Output all the data exactly. Pictures do not belong in the copy.

══ RECORDED DATA ══

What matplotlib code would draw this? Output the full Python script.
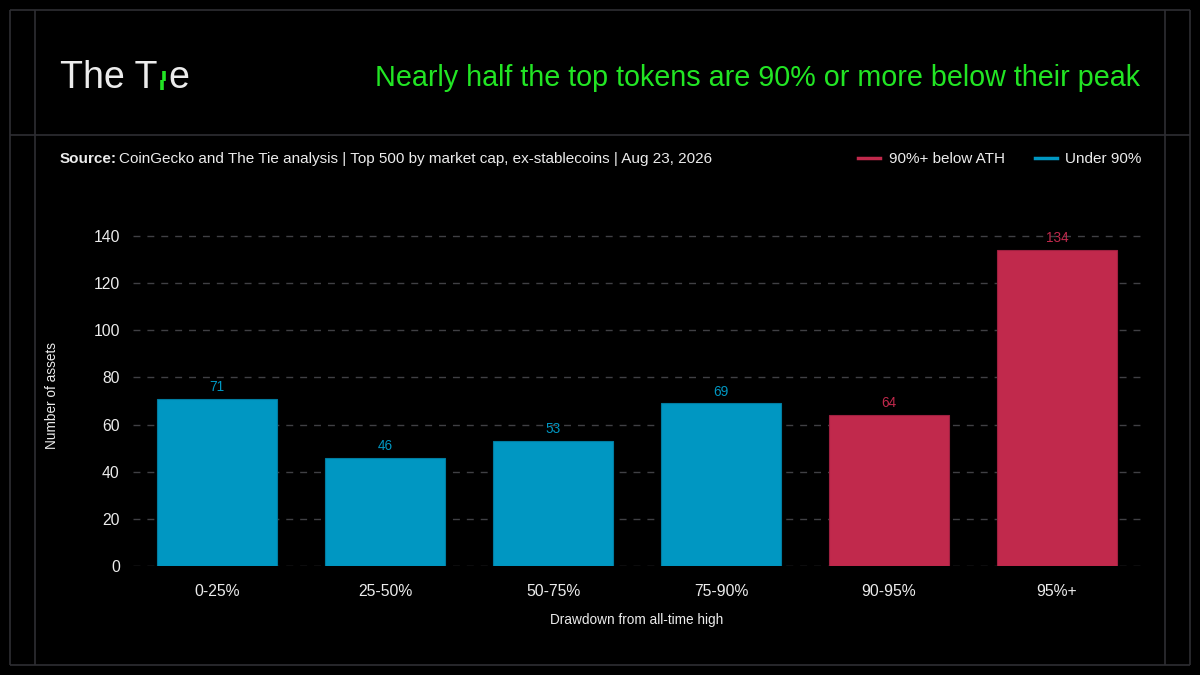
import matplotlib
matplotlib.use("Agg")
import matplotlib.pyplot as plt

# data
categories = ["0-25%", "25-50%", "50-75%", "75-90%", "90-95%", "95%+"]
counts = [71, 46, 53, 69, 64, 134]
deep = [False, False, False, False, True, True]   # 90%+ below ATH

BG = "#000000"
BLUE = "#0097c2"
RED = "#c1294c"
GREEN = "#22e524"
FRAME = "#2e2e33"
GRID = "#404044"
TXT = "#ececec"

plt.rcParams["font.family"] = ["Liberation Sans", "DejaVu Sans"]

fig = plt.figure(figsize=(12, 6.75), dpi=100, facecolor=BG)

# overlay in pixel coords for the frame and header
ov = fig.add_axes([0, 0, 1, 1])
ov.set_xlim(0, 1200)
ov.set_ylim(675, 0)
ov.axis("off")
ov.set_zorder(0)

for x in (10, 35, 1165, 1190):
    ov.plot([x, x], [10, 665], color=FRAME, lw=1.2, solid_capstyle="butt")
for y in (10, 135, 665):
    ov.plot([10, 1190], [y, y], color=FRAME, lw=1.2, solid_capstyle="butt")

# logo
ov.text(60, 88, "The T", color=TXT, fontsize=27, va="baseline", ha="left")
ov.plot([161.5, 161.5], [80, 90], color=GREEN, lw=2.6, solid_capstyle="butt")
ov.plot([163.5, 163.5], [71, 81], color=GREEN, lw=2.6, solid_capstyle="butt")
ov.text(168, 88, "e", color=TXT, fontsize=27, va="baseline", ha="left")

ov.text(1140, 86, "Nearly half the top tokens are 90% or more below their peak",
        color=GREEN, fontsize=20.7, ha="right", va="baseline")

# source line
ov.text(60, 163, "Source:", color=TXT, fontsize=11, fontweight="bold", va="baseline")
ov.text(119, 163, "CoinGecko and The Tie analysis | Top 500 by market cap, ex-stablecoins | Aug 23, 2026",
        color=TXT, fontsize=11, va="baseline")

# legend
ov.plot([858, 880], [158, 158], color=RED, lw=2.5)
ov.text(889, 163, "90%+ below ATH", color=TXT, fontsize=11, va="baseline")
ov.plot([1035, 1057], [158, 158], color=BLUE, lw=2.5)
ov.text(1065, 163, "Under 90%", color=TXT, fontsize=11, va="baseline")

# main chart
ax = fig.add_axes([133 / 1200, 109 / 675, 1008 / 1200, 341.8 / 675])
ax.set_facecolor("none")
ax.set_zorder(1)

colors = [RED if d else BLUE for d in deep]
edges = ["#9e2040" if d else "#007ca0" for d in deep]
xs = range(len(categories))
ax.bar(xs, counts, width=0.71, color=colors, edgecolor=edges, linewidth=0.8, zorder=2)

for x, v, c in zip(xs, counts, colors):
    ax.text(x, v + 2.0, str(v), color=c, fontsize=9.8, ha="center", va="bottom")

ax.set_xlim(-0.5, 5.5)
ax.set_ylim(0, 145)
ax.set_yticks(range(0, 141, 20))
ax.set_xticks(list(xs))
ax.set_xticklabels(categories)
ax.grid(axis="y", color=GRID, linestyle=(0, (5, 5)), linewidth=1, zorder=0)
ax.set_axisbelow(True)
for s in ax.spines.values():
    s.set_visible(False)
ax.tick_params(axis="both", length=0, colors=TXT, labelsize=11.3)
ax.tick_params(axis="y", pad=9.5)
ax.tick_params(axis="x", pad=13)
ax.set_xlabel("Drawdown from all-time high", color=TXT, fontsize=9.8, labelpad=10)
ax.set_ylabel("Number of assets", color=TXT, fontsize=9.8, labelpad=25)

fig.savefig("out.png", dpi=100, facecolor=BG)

═══

▶ _FINAL RESULT_:
What matplotlib code would draw this? Output the full Python script.
import matplotlib
matplotlib.use("Agg")
import matplotlib.pyplot as plt

# data
categories = ["0-25%", "25-50%", "50-75%", "75-90%", "90-95%", "95%+"]
counts = [71, 46, 53, 69, 64, 134]
deep = [False, False, False, False, True, True]   # 90%+ below ATH

BG = "#000000"
BLUE = "#0097c2"
RED = "#c1294c"
GREEN = "#22e524"
FRAME = "#2e2e33"
GRID = "#404044"
TXT = "#ececec"

plt.rcParams["font.family"] = ["Liberation Sans", "DejaVu Sans"]

fig = plt.figure(figsize=(12, 6.75), dpi=100, facecolor=BG)

# overlay in pixel coords for the frame and header
ov = fig.add_axes([0, 0, 1, 1])
ov.set_xlim(0, 1200)
ov.set_ylim(675, 0)
ov.axis("off")
ov.set_zorder(0)

for x in (10, 35, 1165, 1190):
    ov.plot([x, x], [10, 665], color=FRAME, lw=1.2, solid_capstyle="butt")
for y in (10, 135, 665):
    ov.plot([10, 1190], [y, y], color=FRAME, lw=1.2, solid_capstyle="butt")

# logo
ov.text(60, 88, "The T", color=TXT, fontsize=27, va="baseline", ha="left")
ov.plot([161.5, 161.5], [80, 90], color=GREEN, lw=2.6, solid_capstyle="butt")
ov.plot([163.5, 163.5], [71, 81], color=GREEN, lw=2.6, solid_capstyle="butt")
ov.text(168, 88, "e", color=TXT, fontsize=27, va="baseline", ha="left")

ov.text(1140, 86, "Nearly half the top tokens are 90% or more below their peak",
        color=GREEN, fontsize=20.7, ha="right", va="baseline")

# source line
ov.text(60, 163, "Source:", color=TXT, fontsize=11, fontweight="bold", va="baseline")
ov.text(119, 163, "CoinGecko and The Tie analysis | Top 500 by market cap, ex-stablecoins | Aug 23, 2026",
        color=TXT, fontsize=11, va="baseline")

# legend
ov.plot([858, 880], [158, 158], color=RED, lw=2.5)
ov.text(889, 163, "90%+ below ATH", color=TXT, fontsize=11, va="baseline")
ov.plot([1035, 1057], [158, 158], color=BLUE, lw=2.5)
ov.text(1065, 163, "Under 90%", color=TXT, fontsize=11, va="baseline")

# main chart
ax = fig.add_axes([133 / 1200, 109 / 675, 1008 / 1200, 341.8 / 675])
ax.set_facecolor("none")
ax.set_zorder(1)

colors = [RED if d else BLUE for d in deep]
edges = ["#9e2040" if d else "#007ca0" for d in deep]
xs = range(len(categories))
ax.bar(xs, counts, width=0.71, color=colors, edgecolor=edges, linewidth=0.8, zorder=2)

for x, v, c in zip(xs, counts, colors):
    ax.text(x, v + 2.0, str(v), color=c, fontsize=9.8, ha="center", va="bottom")

ax.set_xlim(-0.5, 5.5)
ax.set_ylim(0, 145)
ax.set_yticks(range(0, 141, 20))
ax.set_xticks(list(xs))
ax.set_xticklabels(categories)
ax.grid(axis="y", color=GRID, linestyle=(0, (5, 5)), linewidth=1, zorder=0)
ax.set_axisbelow(True)
for s in ax.spines.values():
    s.set_visible(False)
ax.tick_params(axis="both", length=0, colors=TXT, labelsize=11.3)
ax.tick_params(axis="y", pad=9.5)
ax.tick_params(axis="x", pad=13)
ax.set_xlabel("Drawdown from all-time high", color=TXT, fontsize=9.8, labelpad=10)
ax.set_ylabel("Number of assets", color=TXT, fontsize=9.8, labelpad=25)

fig.savefig("out.png", dpi=100, facecolor=BG)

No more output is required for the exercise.